Pour mieux comprendre et prévoir les vagues de chaleur marine, Mercator Ocean International a développé des modèles avancés ayant recours au service Copernicus Marine – qui fait partie du programme Copernicus de l’UE.
« On récolte toutes les observations disponibles, satellites, et puis ce qu’on appelle in situ, c’est-à-dire vraiment faite en mer, avec des bouées autonomes, mais aussi avec des navires, avec toutes sortes d’instruments de mesure », indique Marie Drevillon, océanographe au sein de Mercator Ocean International. « Et à partir de toutes ces observations, on va les intégrer dans une solution de modélisation. On fait une prévision pour les dix jours à venir, et ça nous permet de savoir si dans une semaine il y aura toujours une canicule marine au même endroit, ou bien si ça va évoluer dans un sens ou dans l’autre. Et on publie des bulletins toutes les semaines pour donner l’état actuel.”
« Nous avons besoin de comprendre quelle biodiversité va être détruite de façon définitive », précise Pierre Bahurel, directeur général de Mercator Ocean International, « quel sera l’impact sur nous, qu’est-ce que ça va changer ensuite sur les grands équilibres, et comment surtout, on peut éviter de poursuivre ce désastre qu’on a fait sur les océans ».
D’après les scientifiques, 90 % des récifs coralliens dans le monde pourraient disparaître d’ici à 2050.
Pour renforcer la résilience des récifs, l’équipe de Louis Hadjioannou, à Chypre, expérimente les pépinières de coraux. Elle place des fragments d’espèces menacées dans une zone sûre, à l’abri des prédateurs. L’objectif, permettre à ces fragments de se développer dans la pépinière protégée, pour qu’ils soient ensuite transplantés sur le fond marin, contribuant ainsi à la régénération d’écosystèmes récifaux sains.
Louis Hadjioannou nous conduit à une plate-forme située à 5 mètres de profondeur.

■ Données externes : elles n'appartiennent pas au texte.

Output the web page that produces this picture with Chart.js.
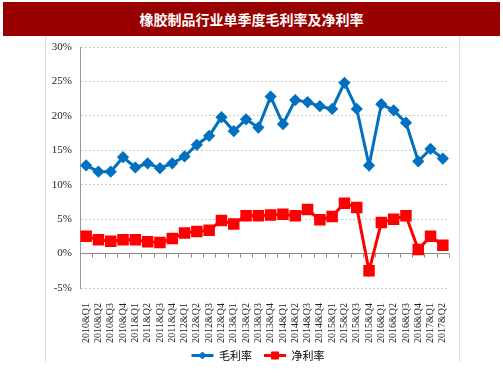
<!DOCTYPE html>
<html><head><meta charset="utf-8">
<script src="https://cdn.jsdelivr.net/npm/chart.js@4/dist/chart.umd.min.js"></script>
<style>
html,body{margin:0;padding:0;background:#fff;}
#wrap{position:relative;width:503px;height:378px;overflow:hidden;}
#title{position:absolute;left:3px;top:2px;width:497px;height:34px;background:#990000;color:#fff;
font:bold 14px "Noto Sans CJK SC",sans-serif;text-align:center;line-height:34px;}
#frame{position:absolute;left:45px;top:36px;width:413px;height:326px;border-left:1px solid #dedede;border-right:1px solid #dedede;}
#c{position:absolute;left:0;top:0;}
</style></head>
<body><div id="wrap"><div id="title">橡胶制品行业单季度毛利率及净利率</div><div id="frame"></div>
<canvas id="c" width="503" height="378"></canvas></div>
<script>
const categories = ["2010&Q1","2010&Q2","2010&Q3","2010&Q4","2011&Q1","2011&Q2","2011&Q3","2011&Q4",
"2012&Q1","2012&Q2","2012&Q3","2012&Q4","2013&Q1","2013&Q2","2013&Q3","2013&Q4",
"2014&Q1","2014&Q2","2014&Q3","2014&Q4","2015&Q1","2015&Q2","2015&Q3","2015&Q4",
"2016&Q1","2016&Q2","2016&Q3","2016&Q4","2017&Q1","2017&Q2"];
const grossMargin = [12.8,11.9,11.9,14.0,12.5,13.1,12.4,13.1,14.1,15.8,17.1,19.8,17.8,19.5,18.3,22.8,
18.8,22.3,22.0,21.4,21.0,24.8,21.0,12.8,21.7,20.8,19.0,13.4,15.2,13.8];
const netMargin = [2.5,2.0,1.8,2.0,2.0,1.7,1.6,2.2,3.0,3.2,3.4,4.8,4.3,5.5,5.5,5.6,
5.7,5.5,6.4,4.9,5.4,7.3,6.7,-2.5,4.5,5.0,5.5,0.6,2.5,1.2];
const yTicks = [-5,0,5,10,15,20,25,30];
const seriesNames = ["毛利率","净利率"];

const zeroTicks = {
  id:'zeroTicks',
  beforeDatasetsDraw(chart){
    const xs = chart.scales.x, ys = chart.scales.y, ctx = chart.ctx;
    const step = xs.getPixelForValue(1) - xs.getPixelForValue(0);
    const y0 = ys.getPixelForValue(0);
    ctx.save();
    ctx.strokeStyle = '#8c8c8c'; ctx.lineWidth = 1;
    ctx.beginPath();
    for (let i = 0; i <= categories.length; i++) {
      const x = Math.round(xs.getPixelForValue(i) - step/2) + 0.5;
      ctx.moveTo(x, y0); ctx.lineTo(x, y0 + 4);
    }
    ctx.stroke();
    ctx.restore();
  }
};
const legendShift = {
  id:'legendShift',
  beforeDraw(chart){
    const lg = chart.legend; if (!lg || lg._shifted) return;
    const dx = 11, dy = -6;
    lg.left += dx; lg.right += dx; lg.top += dy; lg.bottom += dy;
    (lg.legendHitBoxes||[]).forEach(b=>{ b.left += dx; b.top += dy; });
    lg._shifted = true;
  },
  afterDraw(chart){
    const lg = chart.legend; if (!lg || !lg.legendHitBoxes) return;
    const ctx = chart.ctx;
    lg.legendHitBoxes.forEach((b,i)=>{
      const ds = chart.data.datasets[i];
      const cx = b.left + 11, cy = b.top + b.height/2;
      ctx.save();
      ctx.fillStyle = ds.borderColor; ctx.strokeStyle = ds.borderColor;
      Chart.helpers.drawPoint(ctx, {pointStyle: ds.pointStyle, radius: ds.pointStyle==='rect'?5:3.5, borderWidth: 1, rotation: 0}, cx, cy);
      ctx.restore();
    });
  }
};

new Chart(document.getElementById('c'), {
  type:'line',
  data:{labels:categories, datasets:[
    {label:seriesNames[0], data:grossMargin, borderColor:'#0070C0', backgroundColor:'#0070C0', borderWidth:3,
     pointStyle:'rectRot', pointRadius:4, pointHoverRadius:4, pointBackgroundColor:'#0070C0', pointBorderColor:'#0070C0', tension:0},
    {label:seriesNames[1], data:netMargin, borderColor:'#FF0000', backgroundColor:'#FF0000', borderWidth:3,
     pointStyle:'rect', pointRadius:6, pointHoverRadius:6, pointBackgroundColor:'#FF0000', pointBorderColor:'#FF0000', tension:0}
  ]},
  options:{
    responsive:false, animation:false, devicePixelRatio:1,
    layout:{padding:{left:45,right:54,top:47,bottom:1}},
    plugins:{
      legend:{position:'bottom', labels:{
        boxWidth:22, boxHeight:3, padding:12, color:'#333',
        font:{family:'"Noto Sans CJK SC", sans-serif', size:11},
        generateLabels(chart){
          return chart.data.datasets.map((d,i)=>({text:d.label, fillStyle:d.borderColor, strokeStyle:d.borderColor, lineWidth:0, datasetIndex:i, hidden:false}));
        }
      }},
      tooltip:{enabled:false}
    },
    scales:{
      x:{offset:true,
        grid:{display:false},
        border:{display:false},
        ticks:{minRotation:90, maxRotation:90, autoSkip:false, color:'#222', padding:7,
          font:{family:'"Liberation Serif", serif', size:10}},
        afterFit(s){ s.height = 56; }
      },
      y:{min:-5, max:30,
        afterBuildTicks(s){ s.ticks = yTicks.map(v=>({value:v})); },
        grid:{color(ctx){ return ctx.tick && ctx.tick.value===0 ? '#8c8c8c' : '#c8c8c8'; }, drawTicks:false, lineWidth:1},
        border:{display:true, color:'#9a9a9a', width:1,
          dash(ctx){ return ctx.tick && ctx.tick.value!==0 ? [2,2] : []; }},
        ticks:{color:'#222', padding:8, font:{family:'"Liberation Serif", serif', size:11},
          callback:v=>v+'%'},
        afterFit(s){ s.width = 35; }
      }
    }
  },
  plugins:[zeroTicks, legendShift]
});
</script></body></html>
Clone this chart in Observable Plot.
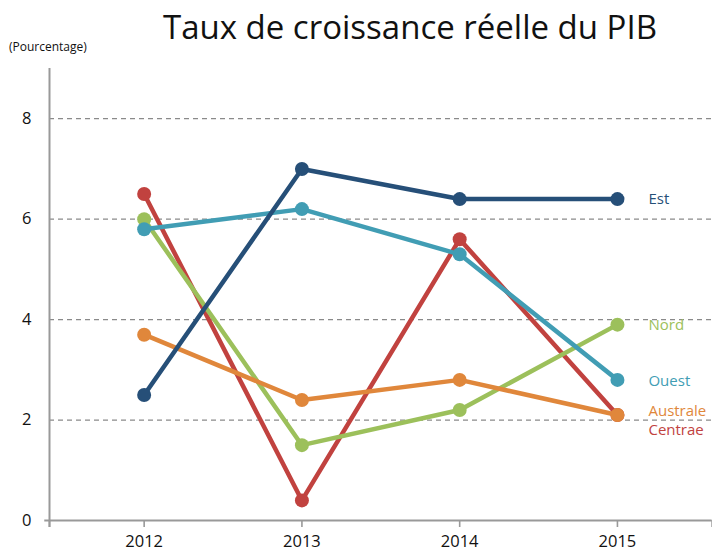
<!DOCTYPE html>
<html>
<head>
<meta charset="utf-8">
<script src="https://cdn.jsdelivr.net/npm/d3@7"></script>
<script src="https://cdn.jsdelivr.net/npm/@observablehq/plot@0.6"></script>
<style>
  body { margin: 0; background: #fff; }
  #wrap { position: relative; width: 712px; height: 552px; font-family: "Open Sans", sans-serif; }
  #title { position: absolute; left: 0; width: 712px; padding-left: 108px; box-sizing: border-box; top: 4px; text-align: center; font-size: 33px; color: #111; white-space: nowrap; }
  #sub { position: absolute; left: 9px; top: 38px; font-size: 12px; color: #111; }
  svg { display: block; }
</style>
</head>
<body>
<div id="wrap">
  <div id="title">Taux de croissance réelle du PIB</div>
  <div id="sub">(Pourcentage)</div>
  <div id="chart"></div>
</div>
<script>
const years = [2012, 2013, 2014, 2015];
const seriesNames = ["Centrae", "Nord", "Australe", "Ouest", "Est"];
const est = [2.5, 7.0, 6.4, 6.4];
const ouest = [5.8, 6.2, 5.3, 2.8];
const nord = [6.0, 1.5, 2.2, 3.9];
const australe = [3.7, 2.4, 2.8, 2.1];
const centrae = [6.5, 0.4, 5.6, 2.1];
const yTicks = [0, 2, 4, 6, 8];
const gridTicks = [2, 4, 6, 8];

const seriesValues = { Centrae: centrae, Nord: nord, Australe: australe, Ouest: ouest, Est: est };
const colors = { Est: "#264f78", Ouest: "#419db4", Nord: "#9cc05b", Australe: "#e0873b", Centrae: "#c1423f" };
const labelDy = { Est: 0, Ouest: 1, Nord: 1, Australe: -4, Centrae: 15 };

const xDomain = [2011.4, 2015.6];
const yDomain = [0, 9];
const axisColor = "#999";

const marks = [
  Plot.gridY(gridTicks, { stroke: "#8a8a8a", strokeOpacity: 1, strokeDasharray: "5,4", strokeWidth: 1.2 }),
  Plot.ruleX([xDomain[0]], { y1: -0.14, y2: yDomain[1], stroke: axisColor, strokeWidth: 2 }),
  Plot.ruleY([0], { x1: 2011.37, x2: xDomain[1], stroke: axisColor, strokeWidth: 2.2 }),
  Plot.ruleX([xDomain[0], ...years, xDomain[1]], { y1: 0, y2: -0.14, stroke: axisColor, strokeWidth: 1.6 }),
  Plot.axisY(yTicks, { tickSize: 0, tickPadding: 18, fontSize: 16.5, fill: "#111", label: null, tickFormat: d => String(d) }),
  Plot.axisX(years, { tickSize: 0, tickPadding: 15, fontSize: 16.5, fill: "#111", label: null, tickFormat: d => String(d) })
];

for (const name of seriesNames) {
  const data = years.map((yr, i) => ({ year: yr, value: seriesValues[name][i] }));
  marks.push(Plot.line(data, { x: "year", y: "value", stroke: colors[name], strokeWidth: 4.5, strokeLinejoin: "round" }));
  marks.push(Plot.dot(data, { x: "year", y: "value", fill: colors[name], r: 7 }));
}
for (const name of seriesNames) {
  const last = [{ year: years[years.length - 1], value: seriesValues[name][years.length - 1], name }];
  marks.push(Plot.text(last, { x: "year", y: "value", text: "name", fill: colors[name], dx: 31, dy: labelDy[name], textAnchor: "start", fontSize: 15 }));
}

const chart = Plot.plot({
  width: 712,
  height: 552,
  marginTop: 68,
  marginBottom: 32,
  marginLeft: 49,
  marginRight: 0.4,
  x: { type: "linear", domain: xDomain, axis: null },
  y: { domain: yDomain, axis: null },
  style: { fontFamily: "Open Sans, sans-serif", background: "transparent", overflow: "visible" },
  marks
});
document.getElementById("chart").appendChild(chart);
</script>
</body>
</html>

« Nous voici à la pépinière flottante », indique Louis Hadjioannou. « C’est la première fois que nous testons ce type de pépinière flottante en Méditerranée, toutes espèces confondues. Nous allons installer les coraux et les surveiller pendant au moins un an à l’aide de la photogrammétrie et d’autres méthodes visuelles ».
« C’est maintenant la période de pic des canicules », observe le chercheur. « Nous allons continuer à déployer et à installer d’autres fragments de coraux sur la pépinière flottante à différentes saisons, pour voir comment ils se comporteront ».
« Nous sommes désormais certains que la mer sera différente dans dix ou vingt ans. Nous nous efforçons au moins de sauver certaines des espèces clés qui soutiennent le reste de la biodiversité, dans l’espoir que les changements à venir ne seront pas si néfastes, voire fatals, pour la vie marine ».
Alors que l’océan continue de se réchauffer, le temps presse pour de nombreuses espèces confrontées à un avenir auquel elles ne survivront peut-être pas.